I will say however that HT does seem to come out on top and is used by Nuendo. So, again, I suppose it’s an issue of money.

You could also compare the performance of that 9700 with whatever chip AMD is selling for the same amount. The two caveats are:

  1. No guaranteed thunderbolt for AMD (though it’s reported to work with add-on card)
  2. No integrated video (which arguably isn’t preferable in post work)

On that second point a cheap Blackmagic card should do, plus a cheap video card for the GUI. Of course at that point you’re no longer saving any money and that GUI video card expense need to be taken into account when making a comparison.

One last thing:

Greatly underestimated is the loss of time you can encounter if you have a drive failure. Granted, they’re not frequent, but when they happen they just suck. So, a good backup plan to me really means a cloned system drive lying around, frequently updated, so that you can just pop that in and get back to work and troubleshoot another day. That extra system drive costs money. So, if it’s between that extra drive and more performance I’ll probably take the drive any day - IF it is important for me to have some safety to meet tough deadlines.

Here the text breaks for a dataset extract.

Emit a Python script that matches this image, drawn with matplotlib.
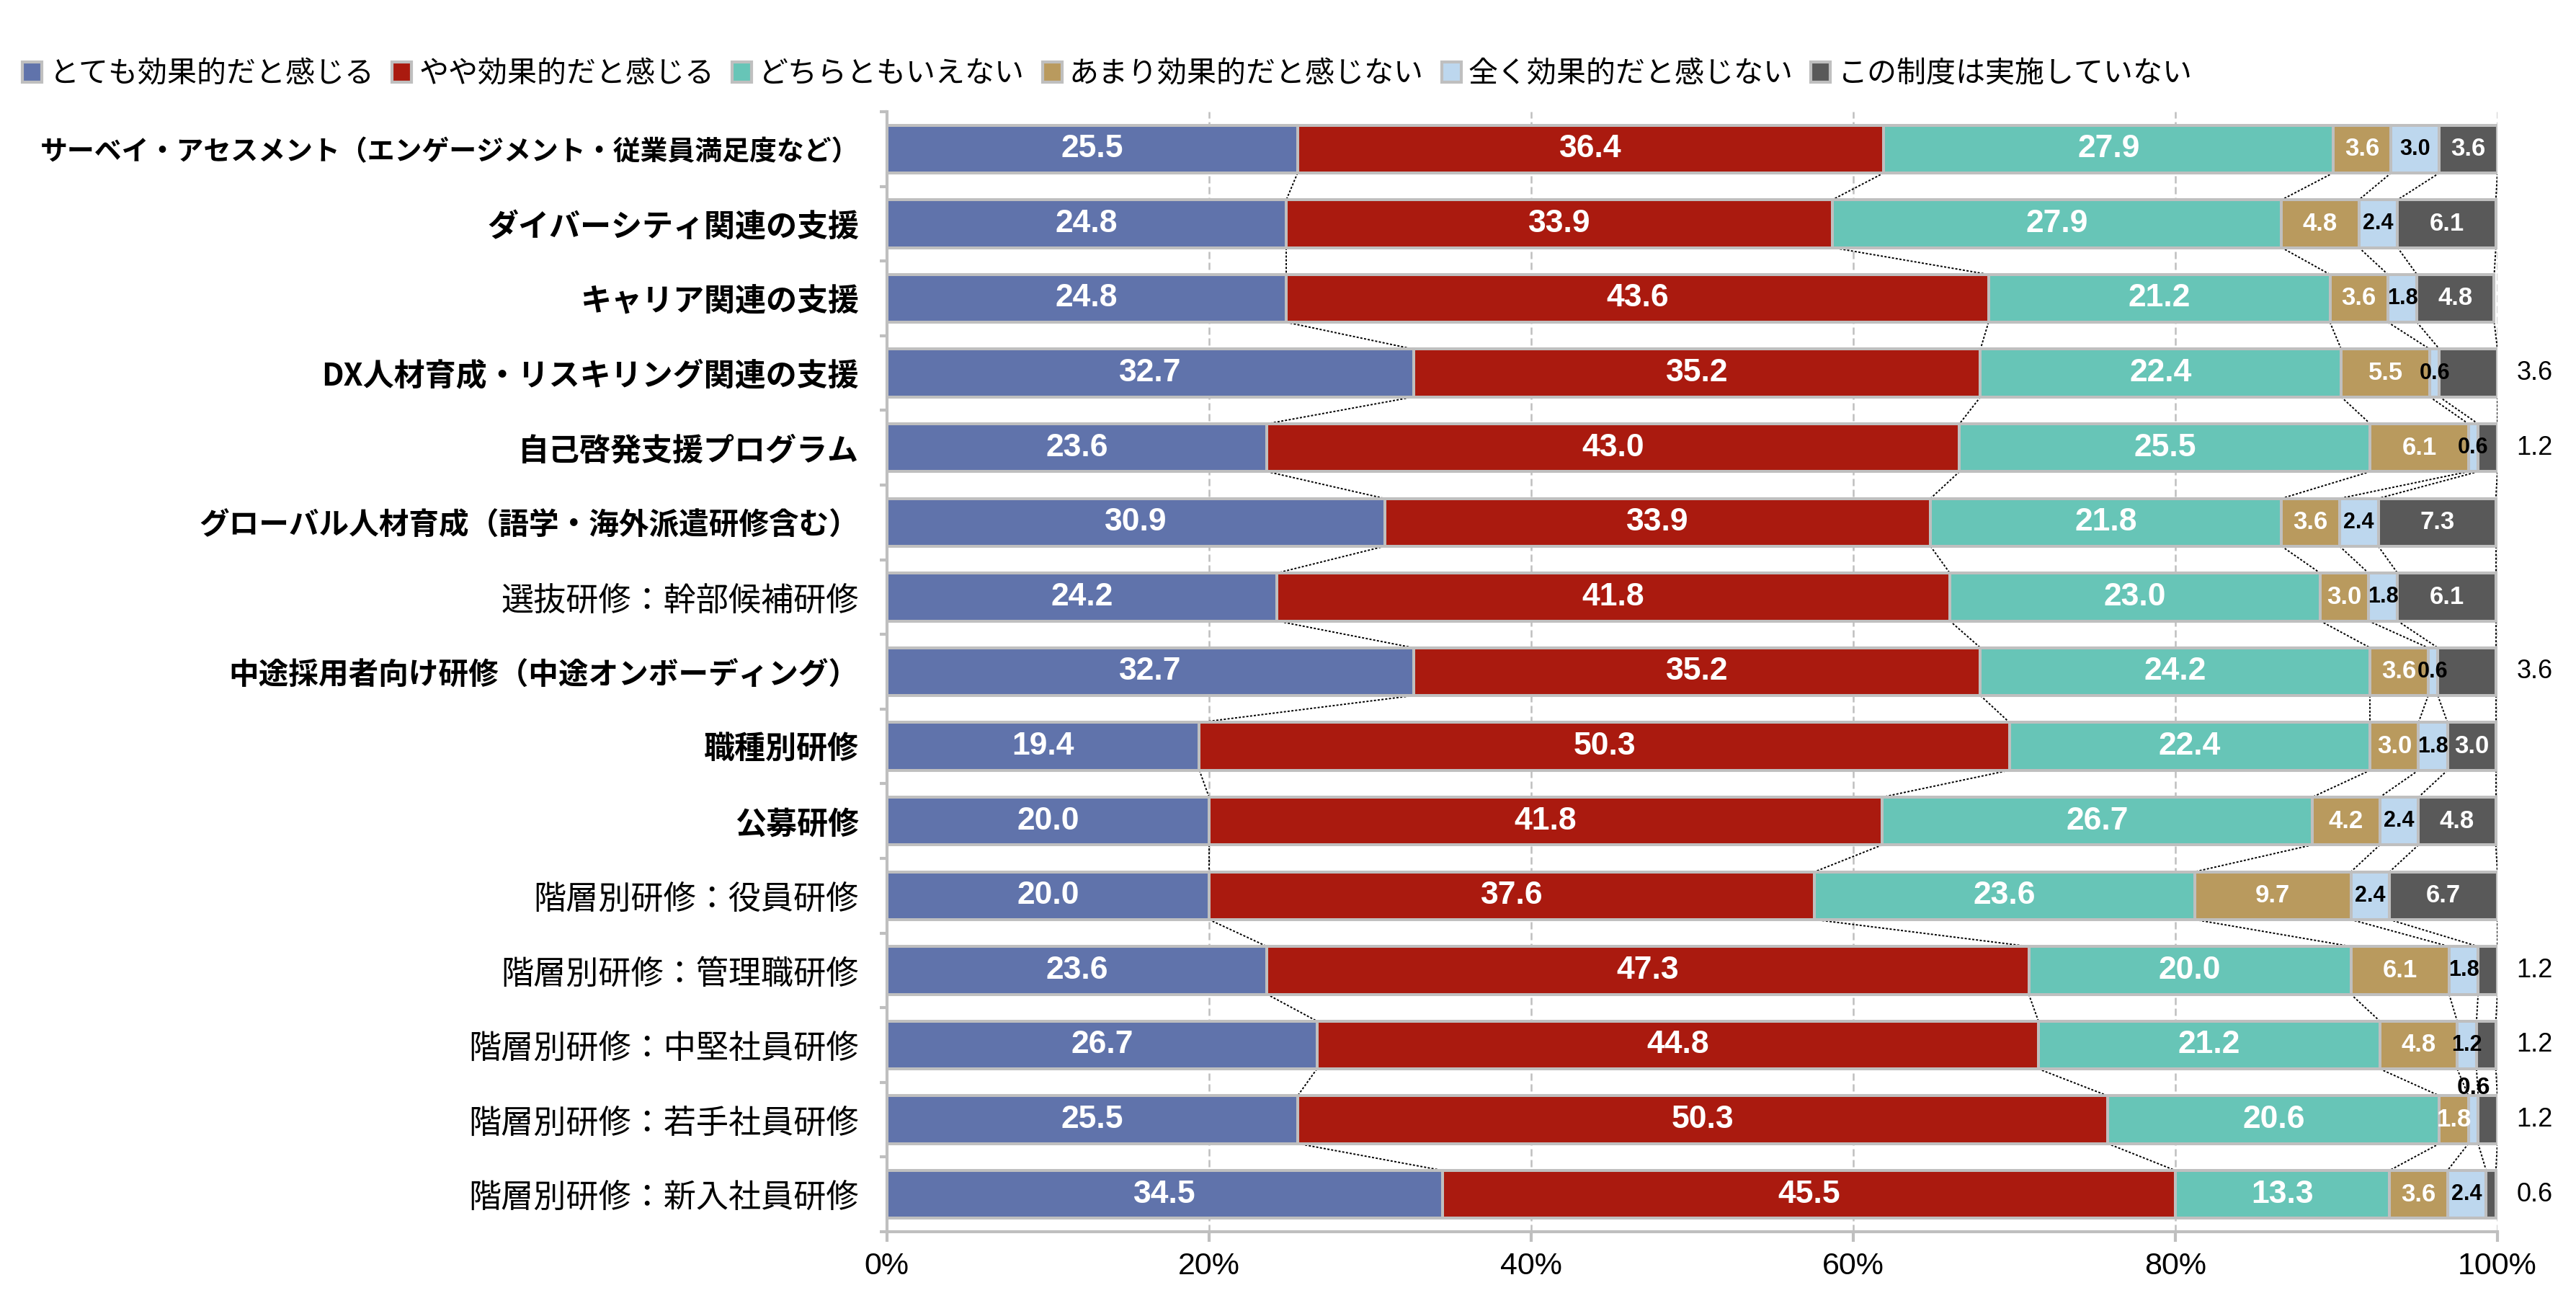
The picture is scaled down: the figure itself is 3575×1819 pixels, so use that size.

There’s more to say about all this but I haven’t had enough coffee and also need to poop now.

Thanx a lot Mattias.

I want to make sure I understand you correct, When you say “real-time audio work” you mean the drive where the projects are built and the system?
and if i get you correct, SFX, for example, are imported into the projects drive(ssd) anyhow, loops, backups are just backups.
What about libraries of VSTi samples used in real time? or heavy players like Omnisphere?

this way I can go for:
i9 9900
500 SSD - system
256 ssd - current projects
2t HDD - SFX, VSTi libraries (bottle neck?)

Sorry about being vague. What I meant was that one bottleneck for some people has been large projects with a lot of VST instruments playing back in realtime, i.e. not having been ‘frozen’ to audio tracks.

When I do SFX work I always try to transfer them to the local folder to keep that project self-contained. So ‘yes’, in my case SFX / library music lives on a “library” drive and get transferred to my local ‘work drive’ in the project’s folder. I’m guessing I could save some time loading from an SSD, but it doesn’t seem it’d be a significant save for me.

Those working with samples however might benefit from SSDs. I honestly don’t know, but I’m guessing it’s likely.

In my case all future drives will be SSD for work and spinners for backups and libraries. I hate spinners so fewer is better.